I meant to mention Charlie Parker’s birthday yesterday but was just too busy with this and that.
I’ve been listening a lot to Bird recently. I’ve been listening to Bird as long as I’ve been listening to jazz. But I’ve never been in love with his music. I’ve always admired his music, and I’ve been variously more and less fascinated by it. But I’ve never felt about him as I have about Louis, Ben Webster, Pres, Sidney Bechet, Duke, Don Byas, Coltrane, Bean, Brownie, and Thelonious. Conventional opinion, which is right at an irritating frequency, says that Louis and Bird are the two great jazz soloists. I’ve really come to feel the truth of that recently as I’ve listened more and more to Bird and come as close as ever to loving some of what he does.
On the one hand, I’ve come to see how rooted he is in Kansas City swing, in the impeccable Basie rhythm. On the other hand, I’ve come to feel more than ever what I’ll call the despair out of which he seems to be playing. It’s the despair of not having a place in the world, or of not having even the hope of a place that will fit you, of always having to squeeze your way in and then awkwardly compensating. The historical analysis of Bird would say that he was dealing with the shock of WWII, the rise of atomic weapons, and the increasing commercialization of American life. The psychological analysis would say that he had unique mental problems which led to drug addiction, which caused him to feel at sea. My hunch is that he had what in more primitive times would have been called a shamanistic personality. He registered in his nervous system what was happening all around him and had to do all he could to compensate for his despair.

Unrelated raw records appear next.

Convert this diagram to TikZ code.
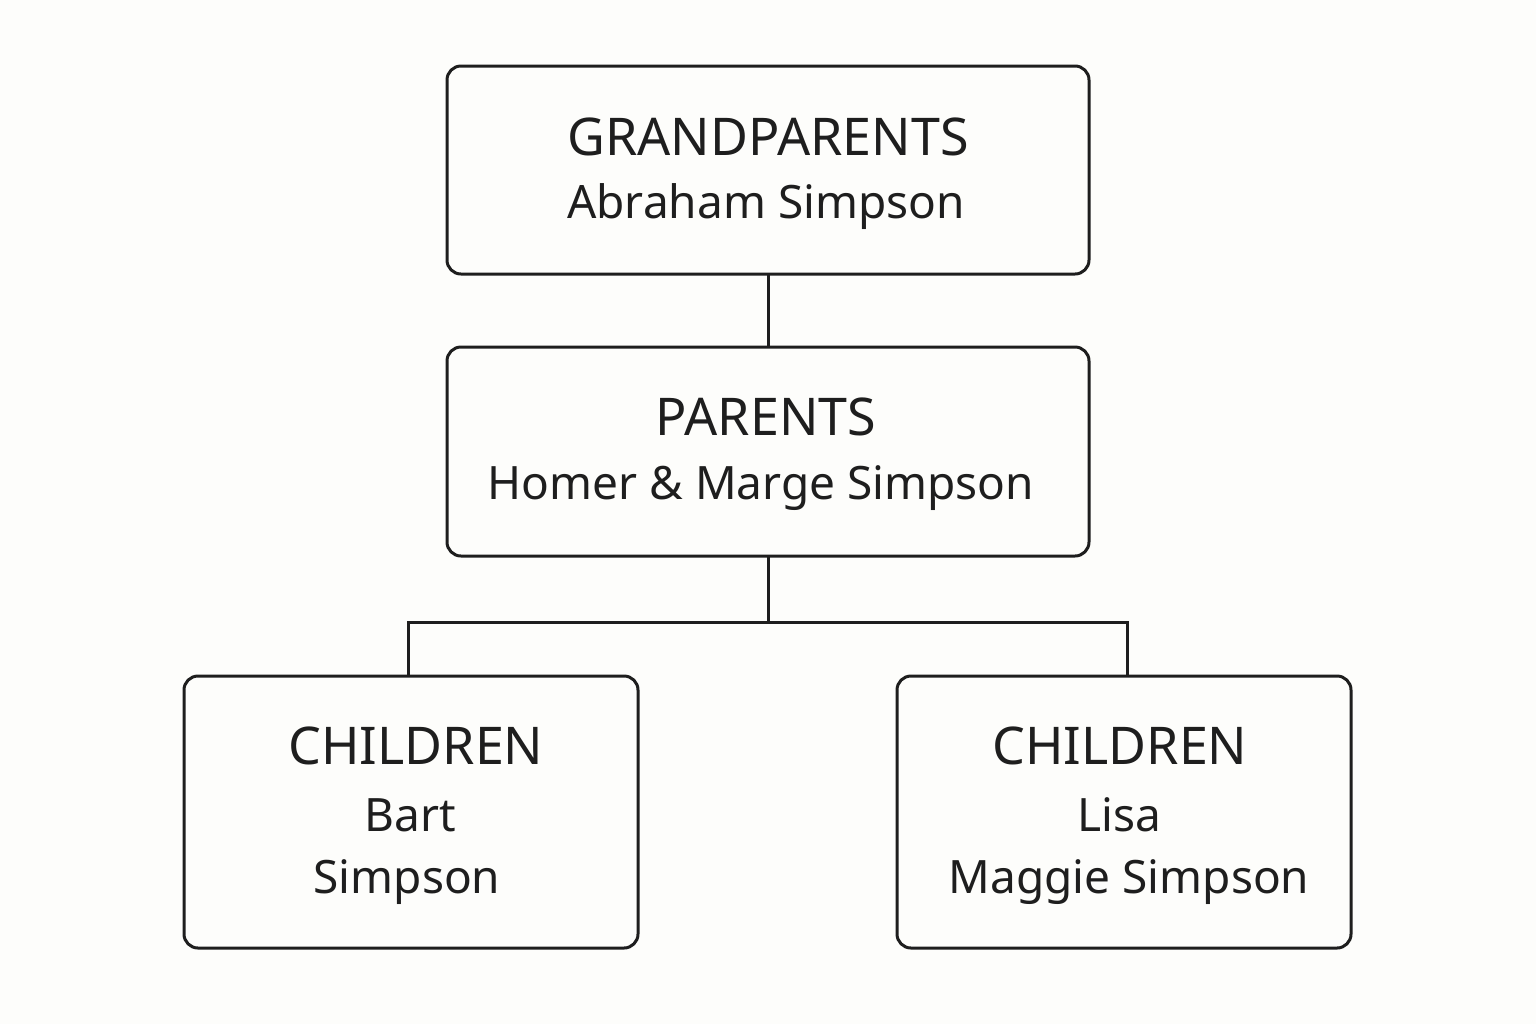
\documentclass[tikz,border=0pt]{standalone}
\usepackage{fontspec}
\setmainfont{Noto Sans}
\definecolor{ink}{HTML}{1E1E1E}
\definecolor{bg}{HTML}{FDFDFB}
\begin{document}
\begin{tikzpicture}[x=0.5pt,y=-0.5pt,
  box/.style={draw=ink,line width=1.5pt,rounded corners=7pt},
  ttl/.style={text=ink,font=\fontsize{26}{30}\selectfont\bfseries,anchor=center},
  nm/.style={text=ink,font=\fontsize{23}{27}\selectfont,anchor=center},
  link/.style={draw=ink,line width=1.5pt}]
\fill[bg] (0,0) rectangle (1536,1024);
\useasboundingbox (0,0) rectangle (1536,1024);
\draw[box] (447,66) rectangle (1089,274);
\draw[box] (447,347) rectangle (1089,556);
\draw[box] (184,676) rectangle (638,948);
\draw[box] (897,676) rectangle (1351,948);
\coordinate (gpb) at (768,274);
\coordinate (pt) at (768,347);
\coordinate (pb) at (768,556);
\coordinate (j) at (768,622);
\coordinate (jl) at (408,622);
\coordinate (jr) at (1127,622);
\coordinate (cl) at (408,676);
\coordinate (cr) at (1127,676);
\draw[link] (gpb) -- (pt);
\draw[link] (pb) -- (j);
\draw[link] (cl) -- (jl) -- (jr) -- (cr);
\node[ttl] (t1) at (768,137) {GRANDPARENTS};
\node[nm] (n1) at (766,207) {Abraham Simpson};
\node[ttl] (t2) at (766,417) {PARENTS};
\node[nm] (n2) at (761,488) {Homer \& Marge Simpson};
\node[ttl] (t3) at (416,746) {CHILDREN};
\node[nm] (n3a) at (410,815) {Bart};
\node[nm] (n3b) at (407,882) {Simpson};
\node[ttl] (t4) at (1120,746) {CHILDREN};
\node[nm] (n4a) at (1119,815) {Lisa};
\node[nm] (n4b) at (1129,882) {Maggie Simpson};
\end{tikzpicture}
\end{document}
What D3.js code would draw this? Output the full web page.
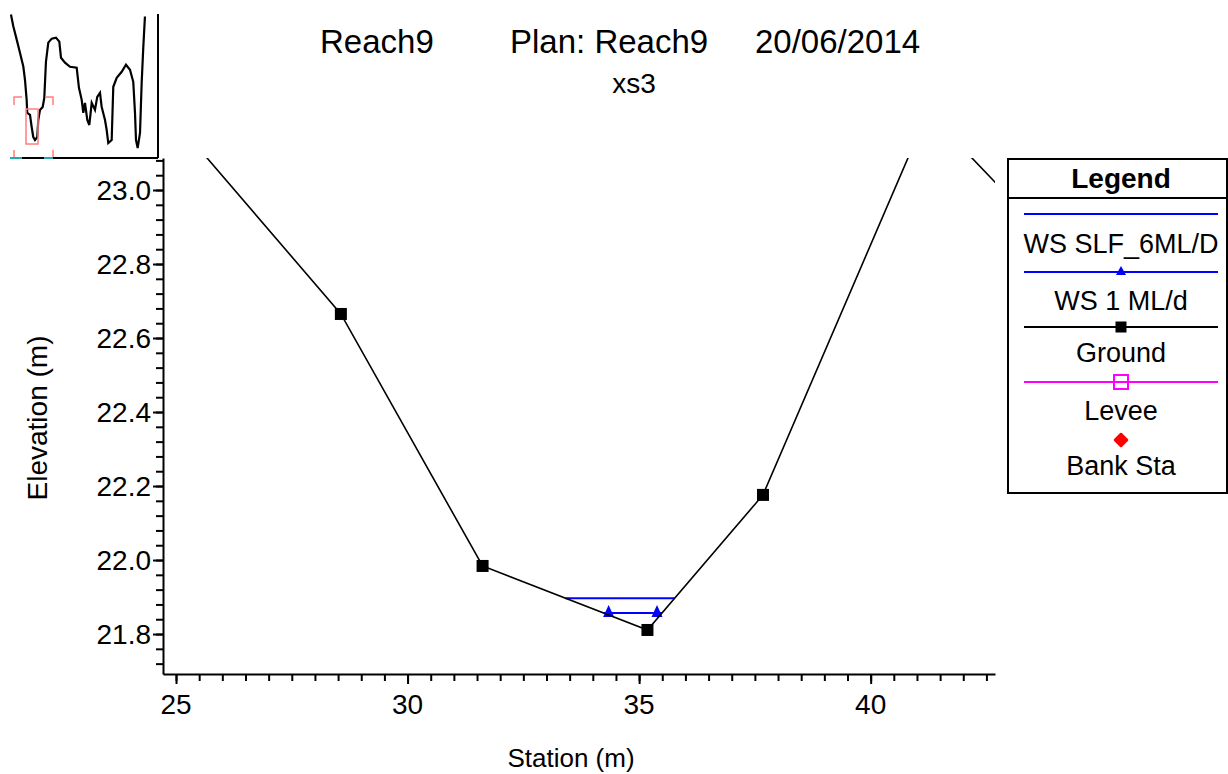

But out that despair he created incredibly ingenious improvisations which somehow kept open the space of jazz and humanity. There are times when his playing is off – as is true of all jazz musicians. But he never played in bad taste, except as a way of mocking or satirizing (and even his satire is strangely loving). The velocity at which he improvises is misleading. If you focus deeply on the playing, it’s almost never showy. There’s something in most every phrase, a whole story compressed into each fit of melody. Louis Armstrong is even greater at this, at least in his early recordings. But conventional wisdom is right that there are few others who are so powerfully inventive. The only artist that I can think to compare him to is another shamanistic-personality: T.S. Eliot, of whom Czeslaw Milosz once said, “This is an almost unbelievable undertaking; he built out of impossibility, absence, ruins. If, however, he achieved his aim to some extent, it would mean that people in the twentieth century need not be too pessimistic about their own potency.”